**Stated goal:** Please transcribe the data below exactly. Leave the pictures out.

++++

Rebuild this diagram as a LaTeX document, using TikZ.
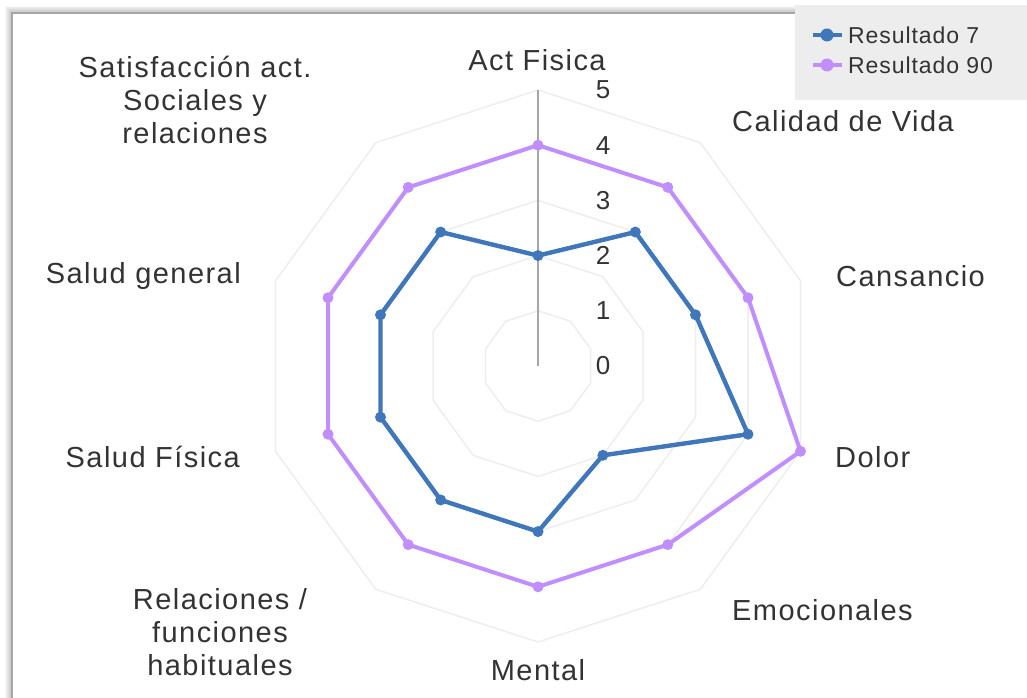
\documentclass[tikz,border=0pt]{standalone}
\usepackage{fontspec}
\setmainfont{Liberation Sans}
\definecolor{resblue}{RGB}{64,118,186}
\definecolor{respurple}{RGB}{193,142,255}
\definecolor{webgray}{RGB}{238,238,238}

\begin{document}
\begin{tikzpicture}[x=1pt, y=1pt,
  cat/.style={font=\fontsize{29}{33}\selectfont\addfontfeature{LetterSpace=5}, text=black!80, align=center, inner sep=0pt},
  tick/.style={font=\fontsize{26}{28}\selectfont, text=black!80, inner sep=0pt},
  legtext/.style={font=\fontsize{23}{26}\selectfont\addfontfeature{LetterSpace=4}, text=black!80, inner sep=0pt, anchor=west},
  web/.style={webgray, line width=1.5pt},
  serie/.style={line width=4pt, line join=round},
  dot/.style={circle, fill, inner sep=0pt, minimum size=11pt}]
  \useasboundingbox (0,0) rectangle (1027,698);
  \fill[white] (0,0) rectangle (1027,698);
  \foreach \k in {1,...,10}
    \draw[black, opacity=0.025, line width=\k*1.4pt] (12,-20) -- (12,685) -- (1050,685);
  \fill[white] (12,-20) rectangle (1050,685);
  \draw[black!35, line width=1.5pt] (12,-20) -- (12,685) -- (1050,685);
  \begin{scope}[shift={(538,332)}]
    \coordinate (c) at (0,0);
    \foreach \r in {1,...,5}
      \draw[web] (90:\r*55.2) \foreach \a in {1,...,9} { -- (90-36*\a:\r*55.2) } -- cycle;
    \coordinate (top) at (90:5*55.2);
    \draw[black!35, line width=1.3pt] (c) -- (top);
    \foreach \v [count=\i] in {4,4,4,5,4,4,4,4,4,4}
      \coordinate (p\i) at (126-36*\i:\v*55.2);
    \foreach \v [count=\i] in {2,3,3,4,2,3,3,3,3,3}
      \coordinate (b\i) at (126-36*\i:\v*55.2);
    \draw[serie, respurple] (p1) \foreach \i in {2,...,10} { -- (p\i) } -- cycle;
    \draw[serie, resblue, line width=4.4pt] (b1) \foreach \i in {2,...,10} { -- (b\i) } -- cycle;
    \foreach \i in {1,...,10} {
      \node[dot, respurple] (pd\i) at (p\i) {};
      \node[dot, resblue] (bd\i) at (b\i) {};
    }
    \foreach \t in {0,...,5}
      \node[tick] (t\t) at (65,\t*55.2) {\t};
  \end{scope}
  \node[cat] (actfis) at (537,638) {Act Fisica};
  \node[cat, anchor=west] (calidad) at (732,577) {Calidad de Vida};
  \node[cat, anchor=west] (cansancio) at (836,422) {Cansancio};
  \node[cat, anchor=west] (dolor) at (835,241) {Dolor};
  \node[cat, anchor=west] (emoc) at (732,88) {Emocionales};
  \node[cat] (mental) at (538,28) {Mental};
  \node[cat] (relac) at (220,66) {Relaciones /\\funciones\\habituales};
  \node[cat, anchor=east] (saludfis) at (240,241) {Salud Física};
  \node[cat, anchor=east] (saludgen) at (241,422) {Salud general};
  \node[cat] (satisf) at (195,598) {Satisfacción act.\\Sociales y\\relaciones};
  \fill[black!7] (795,598) rectangle (1027,693);
  \coordinate (l1a) at (813,663);
  \coordinate (l1b) at (842,663);
  \coordinate (l2a) at (813,633);
  \coordinate (l2b) at (842,633);
  \draw[resblue, line width=3.5pt] (l1a) -- (l1b);
  \node[dot, resblue, minimum size=13pt] (l1) at (827,663) {};
  \node[legtext] (r7) at (848,663) {Resultado 7};
  \draw[respurple, line width=3.5pt] (l2a) -- (l2b);
  \node[dot, respurple, minimum size=13pt] (l2) at (827,633) {};
  \node[legtext] (r90) at (848,633) {Resultado 90};
\end{tikzpicture}
\end{document}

++++

**Output of the task:**
Rebuild this diagram as a LaTeX document, using TikZ.
\documentclass[tikz,border=0pt]{standalone}
\usepackage{fontspec}
\setmainfont{Liberation Sans}
\definecolor{resblue}{RGB}{64,118,186}
\definecolor{respurple}{RGB}{193,142,255}
\definecolor{webgray}{RGB}{238,238,238}

\begin{document}
\begin{tikzpicture}[x=1pt, y=1pt,
  cat/.style={font=\fontsize{29}{33}\selectfont\addfontfeature{LetterSpace=5}, text=black!80, align=center, inner sep=0pt},
  tick/.style={font=\fontsize{26}{28}\selectfont, text=black!80, inner sep=0pt},
  legtext/.style={font=\fontsize{23}{26}\selectfont\addfontfeature{LetterSpace=4}, text=black!80, inner sep=0pt, anchor=west},
  web/.style={webgray, line width=1.5pt},
  serie/.style={line width=4pt, line join=round},
  dot/.style={circle, fill, inner sep=0pt, minimum size=11pt}]
  \useasboundingbox (0,0) rectangle (1027,698);
  \fill[white] (0,0) rectangle (1027,698);
  \foreach \k in {1,...,10}
    \draw[black, opacity=0.025, line width=\k*1.4pt] (12,-20) -- (12,685) -- (1050,685);
  \fill[white] (12,-20) rectangle (1050,685);
  \draw[black!35, line width=1.5pt] (12,-20) -- (12,685) -- (1050,685);
  \begin{scope}[shift={(538,332)}]
    \coordinate (c) at (0,0);
    \foreach \r in {1,...,5}
      \draw[web] (90:\r*55.2) \foreach \a in {1,...,9} { -- (90-36*\a:\r*55.2) } -- cycle;
    \coordinate (top) at (90:5*55.2);
    \draw[black!35, line width=1.3pt] (c) -- (top);
    \foreach \v [count=\i] in {4,4,4,5,4,4,4,4,4,4}
      \coordinate (p\i) at (126-36*\i:\v*55.2);
    \foreach \v [count=\i] in {2,3,3,4,2,3,3,3,3,3}
      \coordinate (b\i) at (126-36*\i:\v*55.2);
    \draw[serie, respurple] (p1) \foreach \i in {2,...,10} { -- (p\i) } -- cycle;
    \draw[serie, resblue, line width=4.4pt] (b1) \foreach \i in {2,...,10} { -- (b\i) } -- cycle;
    \foreach \i in {1,...,10} {
      \node[dot, respurple] (pd\i) at (p\i) {};
      \node[dot, resblue] (bd\i) at (b\i) {};
    }
    \foreach \t in {0,...,5}
      \node[tick] (t\t) at (65,\t*55.2) {\t};
  \end{scope}
  \node[cat] (actfis) at (537,638) {Act Fisica};
  \node[cat, anchor=west] (calidad) at (732,577) {Calidad de Vida};
  \node[cat, anchor=west] (cansancio) at (836,422) {Cansancio};
  \node[cat, anchor=west] (dolor) at (835,241) {Dolor};
  \node[cat, anchor=west] (emoc) at (732,88) {Emocionales};
  \node[cat] (mental) at (538,28) {Mental};
  \node[cat] (relac) at (220,66) {Relaciones /\\funciones\\habituales};
  \node[cat, anchor=east] (saludfis) at (240,241) {Salud Física};
  \node[cat, anchor=east] (saludgen) at (241,422) {Salud general};
  \node[cat] (satisf) at (195,598) {Satisfacción act.\\Sociales y\\relaciones};
  \fill[black!7] (795,598) rectangle (1027,693);
  \coordinate (l1a) at (813,663);
  \coordinate (l1b) at (842,663);
  \coordinate (l2a) at (813,633);
  \coordinate (l2b) at (842,633);
  \draw[resblue, line width=3.5pt] (l1a) -- (l1b);
  \node[dot, resblue, minimum size=13pt] (l1) at (827,663) {};
  \node[legtext] (r7) at (848,663) {Resultado 7};
  \draw[respurple, line width=3.5pt] (l2a) -- (l2b);
  \node[dot, respurple, minimum size=13pt] (l2) at (827,633) {};
  \node[legtext] (r90) at (848,633) {Resultado 90};
\end{tikzpicture}
\end{document}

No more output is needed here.